In 1908, Wang and Liang Dingfu traveled to France to acquire a patent for the Herrenschmidt process, a new technique for smelting antimony trisulfide ore. Once back in Changsha, Wang joined the newly founded Wah Chang Mning & Smelting Company (华昌炼矿公司) owned by the Liang family. They subsequently established China's first antimony smelting facility, the Changsha Wah Chang Antimony Refinery, where Wang served as the metallurgical expert and chief engineer.

In 1908, Wang was appointed as the Commissioner of Commerce and Industry in Guangzhou. In 1909, he published his book "Antimony" in the United Kingdom, which was the world's first monograph on antimony.

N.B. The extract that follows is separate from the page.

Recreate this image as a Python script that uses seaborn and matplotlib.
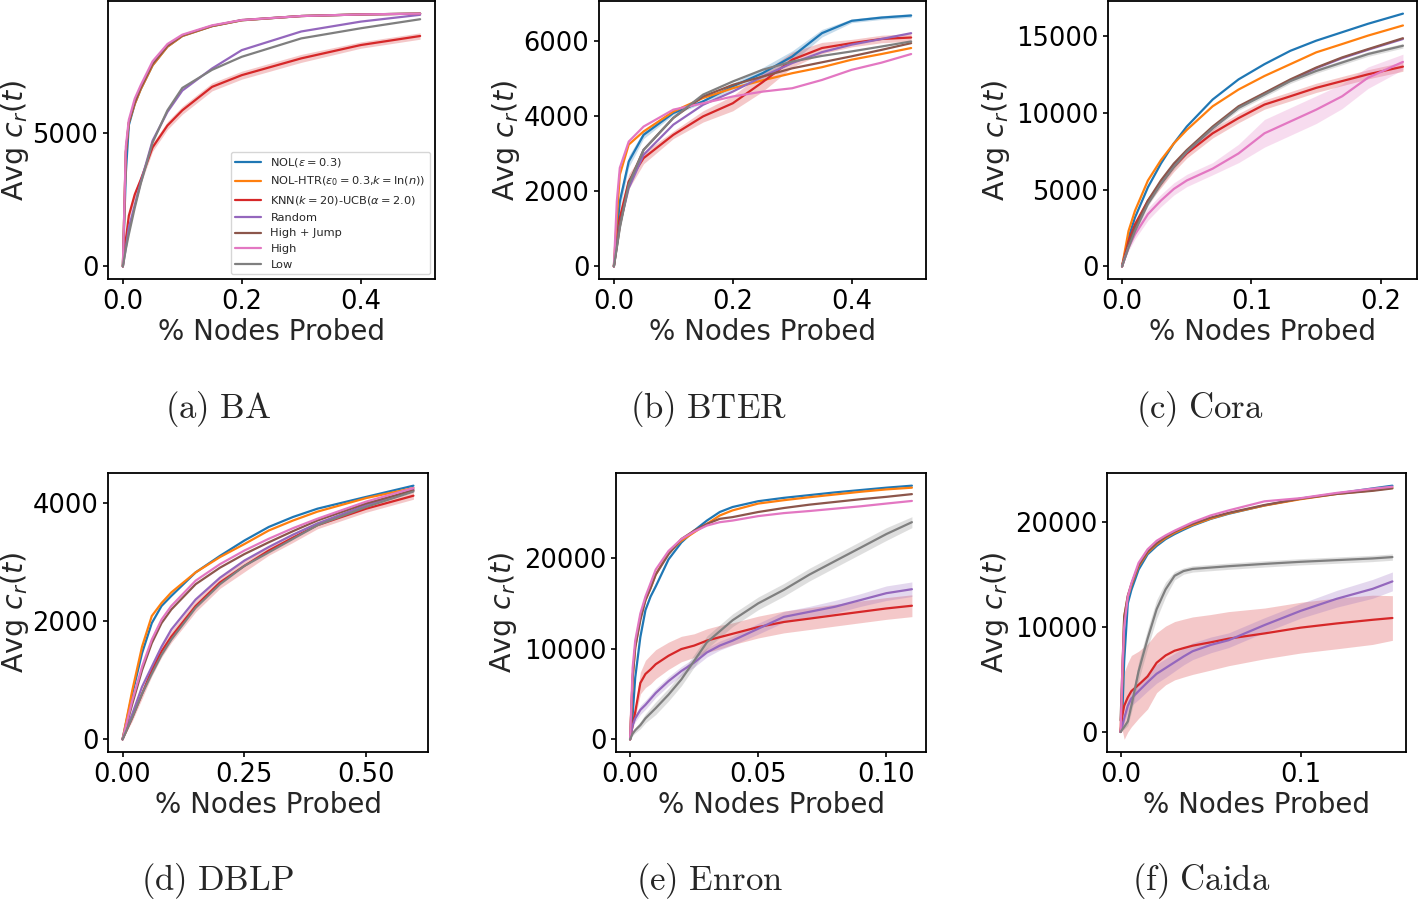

Between 1914 and 1922, Wang held various positions in mines, refineries and government agencies across China. In 1922, he became one of the 26 founding members of the Geological Society of China, and served as a consultant to the Chinese delegation at the Washington Naval Conference. In 1929, he received University Medal from Columbia University.

In 1933, Wang became a member of the National Resources Commission. In 1934, he was invited to investigate the tin mines in Hunan and antimony mines and antimony smelters in several other locations. Between 1938 and 1939, he was sent by the Resources Committee to survey the antimony and tin industries in Europe and America. From 1939 to 1940, he served as the chairman of the Preparatory Committee for the establishment of iron and steel plants in Yunnan.

== Later years ==
In 1941, Wang traveled to the United States, where he served as the director of the research office at Wah Chang Company. In 1947, he introduced a team of American experts to visit China and investigate the antimony mines in Lengshuijiang, Hunan, and the tin mines in Gejiu, Yunnan.

On 31 August 1958, Wang died in Columbia-Presbyterian Medical Center, New York.

== Selected works ==

- Wang Chung-yu. Antimony. 1st ed. London：Charles Griffin & co, Ltd.1909；2nd ed. 1919; 3rd ed. 1952.
- Wang Chung-yu. "The Practice of Antimony Smelting in China". Trans. AIME, 1919, 9：3.
- Wang Chung-yu. "The Relation of Tectonics to Ore Deposits". Bull.Geol.Soc.China, 1924, 3(2)：169-181.
- Wang Chung-yu. "The Relation of Oceanic Deeps and Geosynclines to Ore Deposits". Acta Geologica Sinica, 1926, 5(1): 25-36.
- Li K.L. ,Wang Chung-yu. Tungsten. 1st ed.New York：Reinhold Publishing Co.,1943；2nd ed. 1947；3rd ed. 1955.